Housing 2 of cell 1 has a movable diaphragm 10. Diaphragm 10 closes an opening in housing 2 of cell 1, which is situated in the wall of housing 2 opposite to the wall having poles 6, 7. Diaphragm 10 may be pressed outward by the increasing internal gas pressure in the interior of cell 1, so that the originally flat diaphragm (indicated by the dashed line) has a bulge.

Claims

What is claimed is:

1. A lithium-ion cell, comprising:

a housing;

a positive electrode;

a negative electrode;

a separator situated between the positive electrode and the negative electrode; and

an element for regulating an internal gas pressure in the housing which does not permit discharge of gas from the lithium-ion cell.

2. The lithium-ion cell as recited in claim 1, wherein the element for regulating the internal gas pressure is a deformable element which is impermeable to gas.

3. The lithium-ion cell as recited in claim 2, wherein the deformable element is a reversibly deformable element situated in one of the cell or a wall of the housing of the cell.

4. The lithium-ion cell as recited in claim 1, wherein the element for regulating the internal gas pressure is at least one of a diaphragm and a hollow body.

5. The lithium-ion cell as recited in claim 1, the cell is one of a cylindrical cell or a prismatic cell.

6. The lithium-ion cell as recited in claim 1, wherein the element for regulating the internal gas pressure is a reversibly deformable hollow body.

7. The lithium-ion cell as recited in claim 6, wherein the reversibly deformable hollow body is filled using one of air, a gas, or a foam.

8. The lithium-ion cell as recited in claim 6, wherein the reversibly deformable hollow body is filled using a gas selected from a group which includes at least one of nitrogen, helium, argon, neon, xenon, and krypton.

9. The lithium-ion cell as recited in claim 6, wherein the reversibly deformable hollow body is situated in an interior of the housing, between a cell coil and a wall of the housing, at which contacts exit for electrically connecting diverters of the positive and negative electrodes to a circuit, or between the cell coil and a wall of the housing which is opposite to the wall at which the contacts exit for electrically connecting the diverters of the positive and negative electrodes to the circuit.
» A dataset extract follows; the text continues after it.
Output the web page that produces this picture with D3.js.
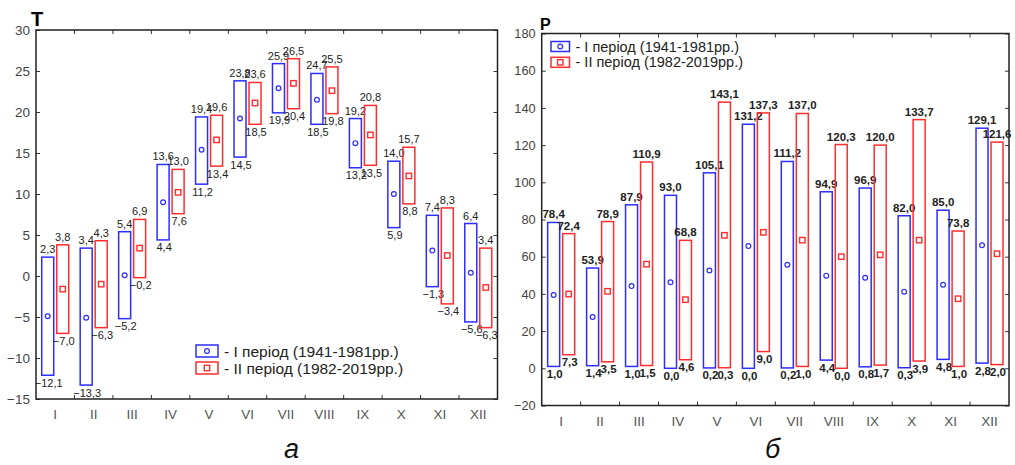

10. The lithium-ion cell as recited in claim 1, wherein the element for regulating the internal gas pressure is a flexible diaphragm.

11. The lithium-ion cell as recited in claim 1, wherein the housing of the cell has a flexible diaphragm as the element for regulating the internal gas pressure.

12. The lithium-ion cell as recited in claim 6, wherein the deformable hollow body has a flexible diaphragm as the element for regulating the internal gas pressure.

13. The lithium-ion cell as recited in claim 12, wherein the diaphragm is formed by a thin-walled area of a wall on a side of the housing or of the deformable hollow body.